PROBLEM DESCRIPTION ->
In the data below, locate each line with the word "this" and list it.

[start of RAW RECORDS]

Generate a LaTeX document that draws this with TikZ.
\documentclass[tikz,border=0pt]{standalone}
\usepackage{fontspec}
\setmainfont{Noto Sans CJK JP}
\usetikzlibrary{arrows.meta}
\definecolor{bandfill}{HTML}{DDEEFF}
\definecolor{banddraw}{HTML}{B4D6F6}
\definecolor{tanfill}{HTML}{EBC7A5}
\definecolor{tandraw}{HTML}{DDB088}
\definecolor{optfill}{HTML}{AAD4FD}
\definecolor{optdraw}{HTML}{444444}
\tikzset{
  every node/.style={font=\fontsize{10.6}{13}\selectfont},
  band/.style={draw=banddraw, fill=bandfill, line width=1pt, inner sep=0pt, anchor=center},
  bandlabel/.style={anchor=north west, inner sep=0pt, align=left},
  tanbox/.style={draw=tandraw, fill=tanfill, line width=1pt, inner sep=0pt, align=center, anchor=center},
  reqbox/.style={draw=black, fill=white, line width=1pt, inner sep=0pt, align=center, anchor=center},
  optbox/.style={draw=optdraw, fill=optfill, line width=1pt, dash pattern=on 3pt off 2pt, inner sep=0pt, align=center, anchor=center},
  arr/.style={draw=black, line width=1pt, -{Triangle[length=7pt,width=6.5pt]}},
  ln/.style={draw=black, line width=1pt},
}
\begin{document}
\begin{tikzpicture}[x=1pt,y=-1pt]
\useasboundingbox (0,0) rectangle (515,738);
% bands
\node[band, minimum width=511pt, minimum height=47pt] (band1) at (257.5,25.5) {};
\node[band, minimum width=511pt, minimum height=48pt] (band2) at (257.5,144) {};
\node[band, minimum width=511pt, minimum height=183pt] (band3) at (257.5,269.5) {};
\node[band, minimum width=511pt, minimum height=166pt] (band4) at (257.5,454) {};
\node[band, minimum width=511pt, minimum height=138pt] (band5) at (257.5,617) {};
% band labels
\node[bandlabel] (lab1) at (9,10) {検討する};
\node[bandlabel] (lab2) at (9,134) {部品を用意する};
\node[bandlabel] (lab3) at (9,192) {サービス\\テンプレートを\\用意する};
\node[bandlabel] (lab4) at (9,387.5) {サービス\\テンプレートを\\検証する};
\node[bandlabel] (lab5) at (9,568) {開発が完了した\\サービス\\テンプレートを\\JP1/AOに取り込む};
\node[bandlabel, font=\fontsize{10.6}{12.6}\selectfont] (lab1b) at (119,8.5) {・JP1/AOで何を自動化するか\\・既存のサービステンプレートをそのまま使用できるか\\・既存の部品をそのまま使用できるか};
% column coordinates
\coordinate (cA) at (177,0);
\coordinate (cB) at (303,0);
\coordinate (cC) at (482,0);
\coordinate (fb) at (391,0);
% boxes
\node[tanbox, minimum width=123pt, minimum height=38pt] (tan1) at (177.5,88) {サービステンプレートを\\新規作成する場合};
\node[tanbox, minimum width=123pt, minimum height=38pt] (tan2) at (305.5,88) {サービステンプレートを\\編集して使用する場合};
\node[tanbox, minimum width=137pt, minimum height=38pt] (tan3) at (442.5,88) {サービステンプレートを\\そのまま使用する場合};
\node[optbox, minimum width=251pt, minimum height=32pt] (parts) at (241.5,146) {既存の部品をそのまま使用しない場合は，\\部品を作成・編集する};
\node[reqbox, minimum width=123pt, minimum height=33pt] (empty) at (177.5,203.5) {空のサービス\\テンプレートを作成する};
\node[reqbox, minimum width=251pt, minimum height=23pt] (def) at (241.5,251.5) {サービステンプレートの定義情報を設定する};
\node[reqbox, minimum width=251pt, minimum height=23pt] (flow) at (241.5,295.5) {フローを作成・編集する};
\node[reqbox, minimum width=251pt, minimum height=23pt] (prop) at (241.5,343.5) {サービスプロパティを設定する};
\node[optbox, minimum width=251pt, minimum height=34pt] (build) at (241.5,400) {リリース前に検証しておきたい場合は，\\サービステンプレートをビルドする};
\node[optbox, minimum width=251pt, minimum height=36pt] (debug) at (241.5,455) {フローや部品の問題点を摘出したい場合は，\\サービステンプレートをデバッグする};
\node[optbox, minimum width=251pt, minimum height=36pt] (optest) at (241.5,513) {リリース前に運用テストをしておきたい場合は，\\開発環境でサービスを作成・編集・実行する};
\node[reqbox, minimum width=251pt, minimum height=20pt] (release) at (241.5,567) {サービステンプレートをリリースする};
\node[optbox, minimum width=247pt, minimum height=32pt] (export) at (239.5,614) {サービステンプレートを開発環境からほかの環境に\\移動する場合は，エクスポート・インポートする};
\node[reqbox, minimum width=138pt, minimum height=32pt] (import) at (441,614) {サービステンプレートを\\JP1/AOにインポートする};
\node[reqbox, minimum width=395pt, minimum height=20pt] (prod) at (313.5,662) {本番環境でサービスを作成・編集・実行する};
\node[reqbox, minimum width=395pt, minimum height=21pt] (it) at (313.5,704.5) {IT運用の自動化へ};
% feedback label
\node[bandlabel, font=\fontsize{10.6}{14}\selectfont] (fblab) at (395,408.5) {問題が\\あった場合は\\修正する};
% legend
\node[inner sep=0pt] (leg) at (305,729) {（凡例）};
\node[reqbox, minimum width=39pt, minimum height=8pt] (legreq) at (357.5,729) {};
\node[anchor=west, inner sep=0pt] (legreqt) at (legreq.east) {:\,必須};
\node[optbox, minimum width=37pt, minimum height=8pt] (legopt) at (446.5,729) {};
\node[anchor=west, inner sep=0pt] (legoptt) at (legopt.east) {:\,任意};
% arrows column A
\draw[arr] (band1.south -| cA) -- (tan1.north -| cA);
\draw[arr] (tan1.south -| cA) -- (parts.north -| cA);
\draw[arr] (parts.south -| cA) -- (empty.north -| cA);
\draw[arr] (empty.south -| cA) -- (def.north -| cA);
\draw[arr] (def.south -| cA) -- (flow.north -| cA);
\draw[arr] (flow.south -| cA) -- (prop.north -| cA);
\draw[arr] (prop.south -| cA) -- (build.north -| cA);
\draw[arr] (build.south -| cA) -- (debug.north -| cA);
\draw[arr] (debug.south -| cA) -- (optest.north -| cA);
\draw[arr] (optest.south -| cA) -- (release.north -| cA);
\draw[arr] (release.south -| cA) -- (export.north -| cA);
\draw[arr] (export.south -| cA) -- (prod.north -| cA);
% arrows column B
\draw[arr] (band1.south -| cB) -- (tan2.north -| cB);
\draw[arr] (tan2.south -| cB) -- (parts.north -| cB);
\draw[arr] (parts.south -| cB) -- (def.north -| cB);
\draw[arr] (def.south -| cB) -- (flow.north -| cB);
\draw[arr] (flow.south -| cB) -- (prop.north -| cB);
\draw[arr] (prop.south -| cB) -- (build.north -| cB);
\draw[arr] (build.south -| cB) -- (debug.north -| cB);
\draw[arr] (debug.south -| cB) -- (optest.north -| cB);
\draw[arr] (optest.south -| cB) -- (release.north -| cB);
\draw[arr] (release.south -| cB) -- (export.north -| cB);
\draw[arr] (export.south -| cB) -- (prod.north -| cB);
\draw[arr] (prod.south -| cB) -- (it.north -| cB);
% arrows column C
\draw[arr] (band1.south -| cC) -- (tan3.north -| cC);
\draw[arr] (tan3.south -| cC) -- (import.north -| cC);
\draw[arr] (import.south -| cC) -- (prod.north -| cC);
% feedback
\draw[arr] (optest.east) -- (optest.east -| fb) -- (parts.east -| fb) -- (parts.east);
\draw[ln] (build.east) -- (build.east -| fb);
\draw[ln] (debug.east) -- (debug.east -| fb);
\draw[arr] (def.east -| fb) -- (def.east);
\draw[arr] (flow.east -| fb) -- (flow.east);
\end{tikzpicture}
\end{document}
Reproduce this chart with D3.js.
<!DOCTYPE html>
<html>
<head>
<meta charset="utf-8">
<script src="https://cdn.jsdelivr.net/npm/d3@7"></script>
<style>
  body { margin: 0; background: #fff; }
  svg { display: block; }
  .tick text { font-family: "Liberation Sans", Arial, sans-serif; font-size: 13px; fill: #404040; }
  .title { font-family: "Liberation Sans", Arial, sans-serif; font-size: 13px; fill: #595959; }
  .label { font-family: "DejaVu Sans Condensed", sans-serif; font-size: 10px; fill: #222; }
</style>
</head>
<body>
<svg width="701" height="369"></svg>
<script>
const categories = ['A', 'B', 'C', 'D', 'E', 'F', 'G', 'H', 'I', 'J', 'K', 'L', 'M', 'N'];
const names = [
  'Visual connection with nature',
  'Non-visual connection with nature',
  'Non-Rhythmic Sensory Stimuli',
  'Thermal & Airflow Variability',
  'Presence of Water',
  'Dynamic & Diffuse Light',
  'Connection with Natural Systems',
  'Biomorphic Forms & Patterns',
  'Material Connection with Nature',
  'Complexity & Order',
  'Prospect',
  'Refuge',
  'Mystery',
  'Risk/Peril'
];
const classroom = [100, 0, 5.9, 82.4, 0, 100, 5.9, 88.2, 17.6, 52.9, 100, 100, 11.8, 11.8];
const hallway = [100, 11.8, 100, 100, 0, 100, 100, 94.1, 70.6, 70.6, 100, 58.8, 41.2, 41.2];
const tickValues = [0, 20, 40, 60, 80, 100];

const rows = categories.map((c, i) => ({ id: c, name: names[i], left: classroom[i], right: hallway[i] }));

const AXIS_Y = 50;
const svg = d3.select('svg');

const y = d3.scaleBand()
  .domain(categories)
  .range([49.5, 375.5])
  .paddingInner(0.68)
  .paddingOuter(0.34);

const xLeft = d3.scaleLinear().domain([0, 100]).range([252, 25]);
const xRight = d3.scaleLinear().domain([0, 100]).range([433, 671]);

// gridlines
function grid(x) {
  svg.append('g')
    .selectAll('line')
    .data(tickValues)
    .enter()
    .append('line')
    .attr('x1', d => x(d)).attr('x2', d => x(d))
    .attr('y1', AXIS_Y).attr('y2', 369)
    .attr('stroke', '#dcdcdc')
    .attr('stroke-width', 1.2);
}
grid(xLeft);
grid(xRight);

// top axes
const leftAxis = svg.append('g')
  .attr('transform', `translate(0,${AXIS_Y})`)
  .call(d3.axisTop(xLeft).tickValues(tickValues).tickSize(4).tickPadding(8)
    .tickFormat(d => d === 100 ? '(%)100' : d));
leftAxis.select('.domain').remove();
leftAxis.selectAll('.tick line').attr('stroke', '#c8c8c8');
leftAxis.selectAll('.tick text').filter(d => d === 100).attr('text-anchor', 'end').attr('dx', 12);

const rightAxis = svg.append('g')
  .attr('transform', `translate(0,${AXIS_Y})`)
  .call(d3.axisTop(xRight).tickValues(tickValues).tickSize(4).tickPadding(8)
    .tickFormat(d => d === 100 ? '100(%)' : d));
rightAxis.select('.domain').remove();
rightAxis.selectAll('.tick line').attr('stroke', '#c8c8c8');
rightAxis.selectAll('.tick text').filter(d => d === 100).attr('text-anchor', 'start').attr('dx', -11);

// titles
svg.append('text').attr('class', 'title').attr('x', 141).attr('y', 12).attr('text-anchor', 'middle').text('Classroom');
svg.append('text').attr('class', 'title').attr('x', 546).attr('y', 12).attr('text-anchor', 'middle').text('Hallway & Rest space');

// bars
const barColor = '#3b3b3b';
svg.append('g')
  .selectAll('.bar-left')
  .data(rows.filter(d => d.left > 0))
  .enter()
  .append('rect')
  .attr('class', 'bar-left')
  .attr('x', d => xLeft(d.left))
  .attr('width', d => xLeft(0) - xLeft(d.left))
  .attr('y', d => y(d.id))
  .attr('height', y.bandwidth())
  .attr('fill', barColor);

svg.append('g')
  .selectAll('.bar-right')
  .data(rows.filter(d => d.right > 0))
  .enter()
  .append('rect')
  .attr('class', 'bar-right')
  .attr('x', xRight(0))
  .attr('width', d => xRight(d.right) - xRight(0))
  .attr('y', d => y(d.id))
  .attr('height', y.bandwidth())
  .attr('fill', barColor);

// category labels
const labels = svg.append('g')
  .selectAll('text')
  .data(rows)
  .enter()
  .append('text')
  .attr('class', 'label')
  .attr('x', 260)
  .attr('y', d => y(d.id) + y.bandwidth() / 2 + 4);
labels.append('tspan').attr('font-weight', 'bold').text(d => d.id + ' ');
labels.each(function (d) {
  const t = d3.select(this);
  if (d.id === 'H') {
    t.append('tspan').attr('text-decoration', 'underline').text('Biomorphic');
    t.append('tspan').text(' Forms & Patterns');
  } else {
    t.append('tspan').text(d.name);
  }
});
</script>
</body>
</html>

[end of RAW RECORDS]
[start of RAW RECORDS]

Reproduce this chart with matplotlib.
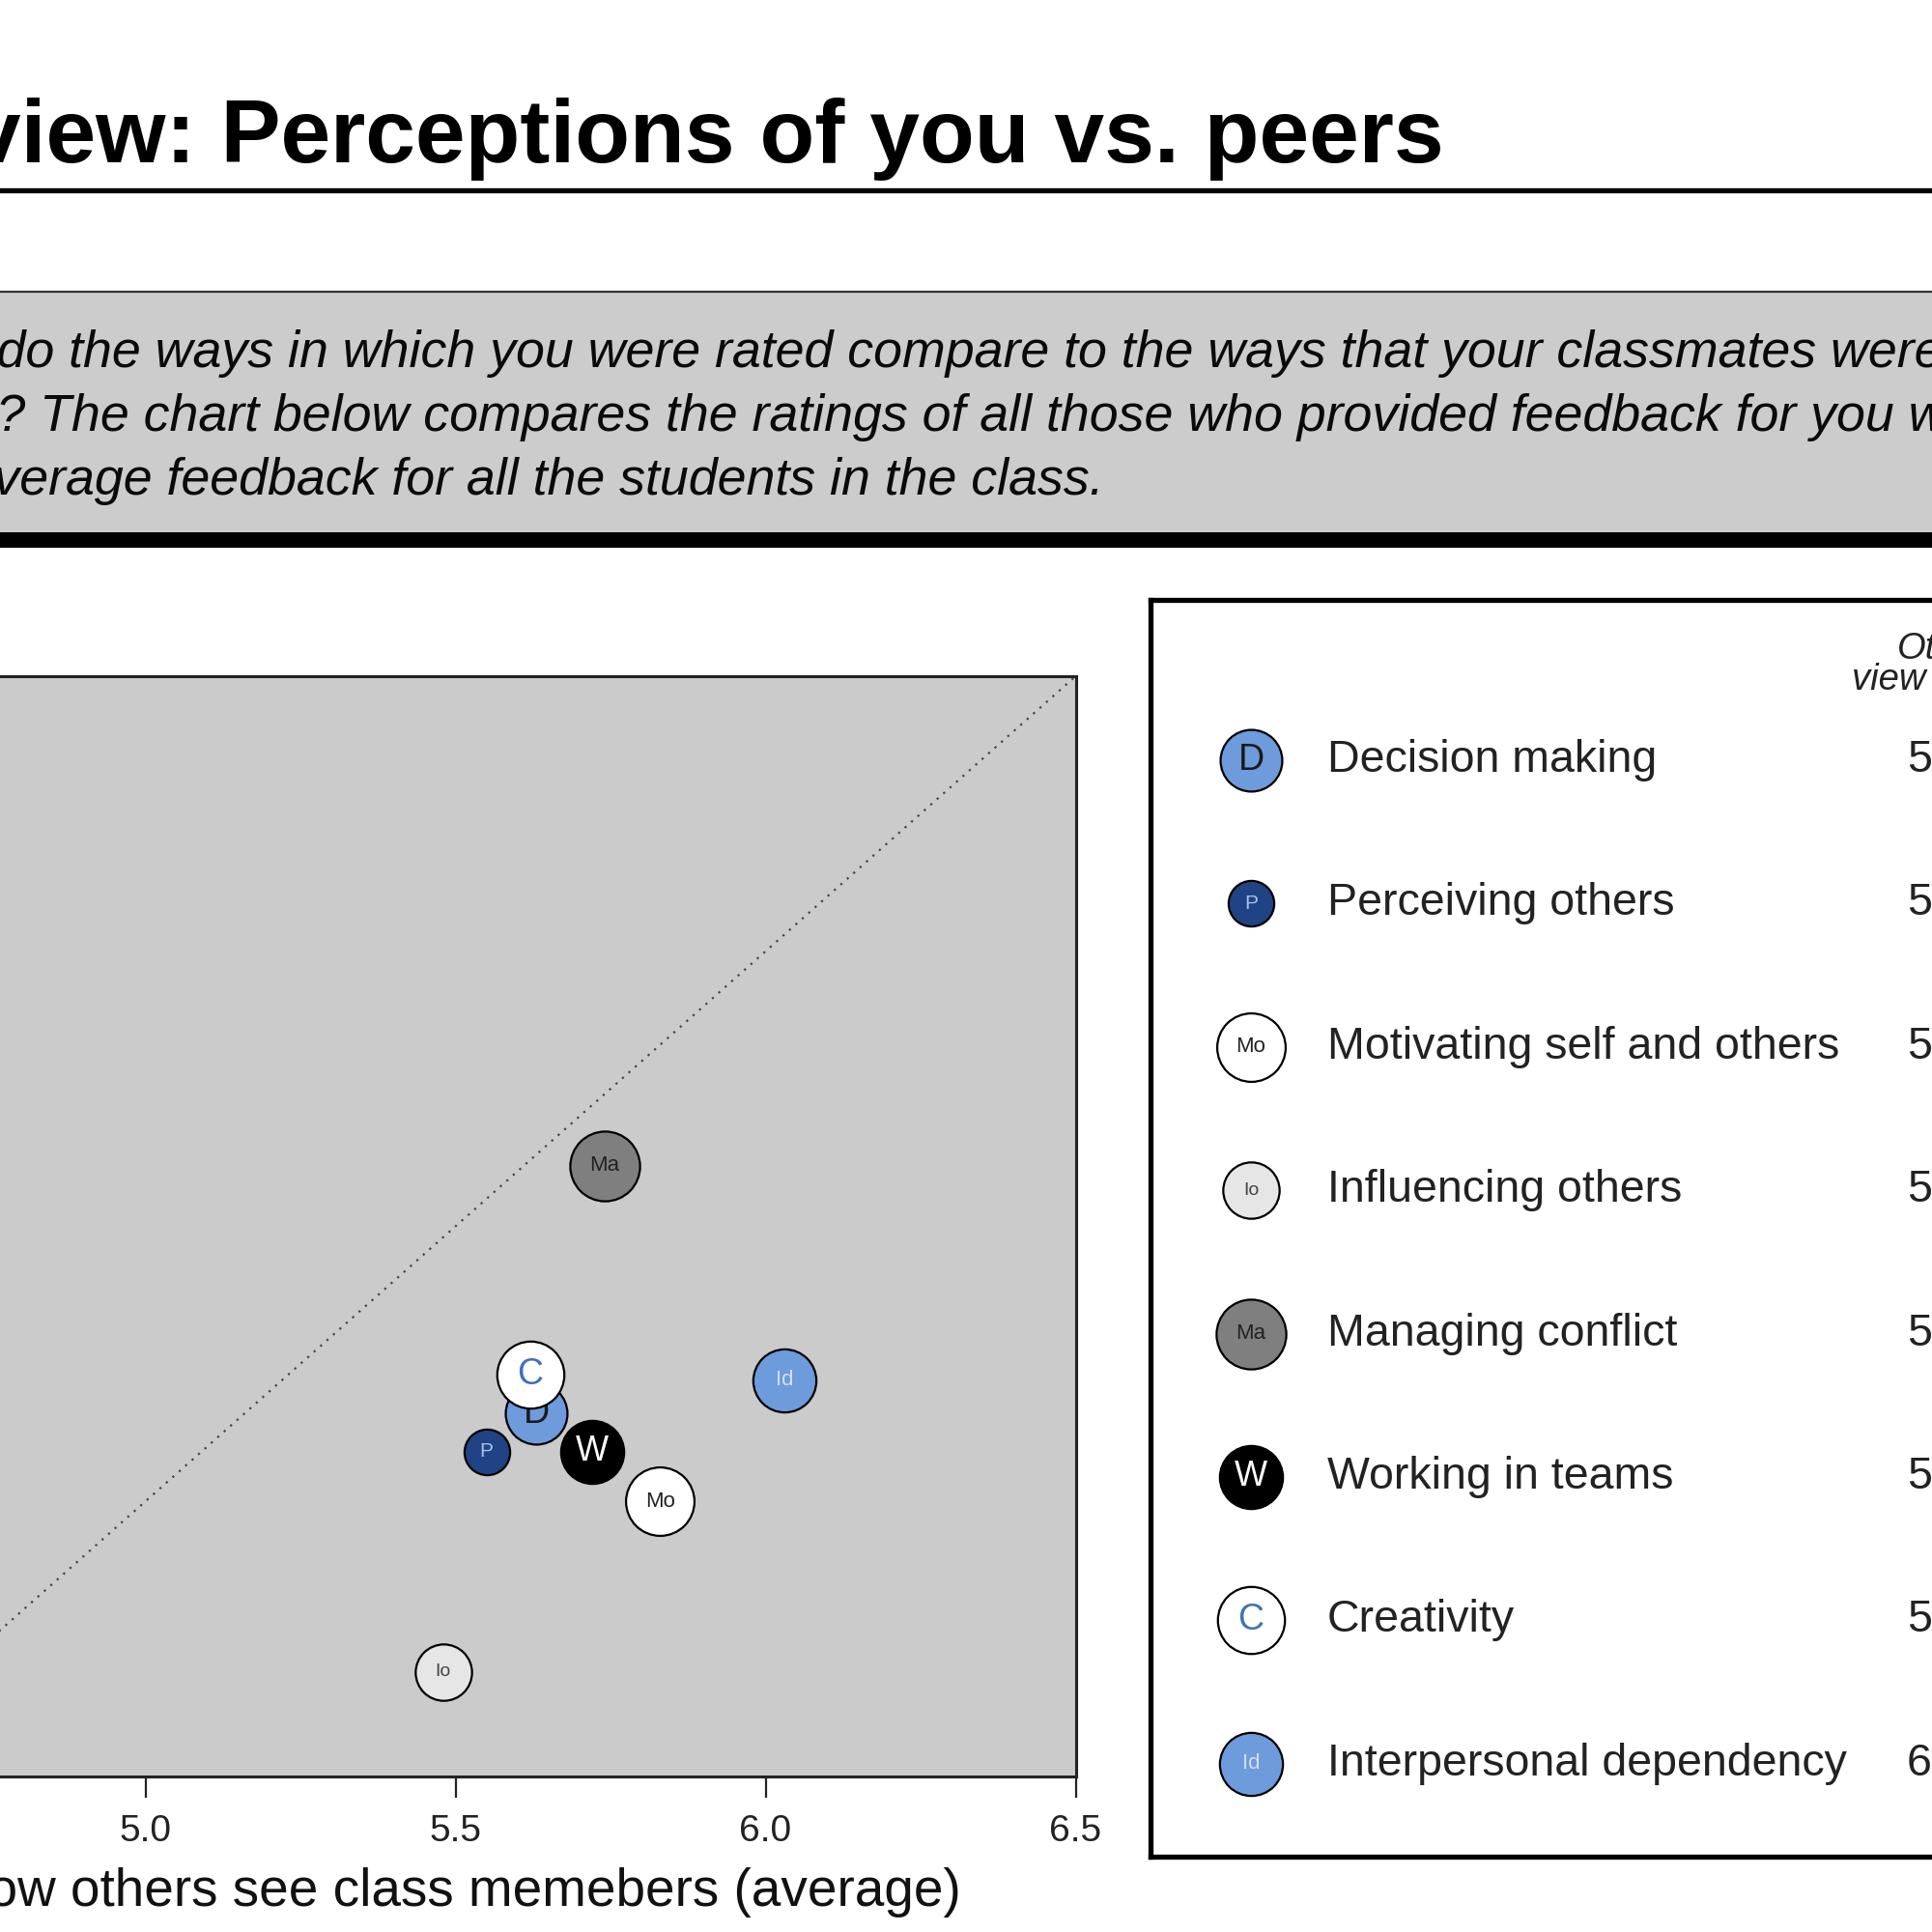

[end of RAW RECORDS]

EXERCISE RESPONSE ->
Generate a LaTeX document that draws this with TikZ.
Reproduce this chart with D3.js.
  const t = d3.select(this);
Reproduce this chart with matplotlib.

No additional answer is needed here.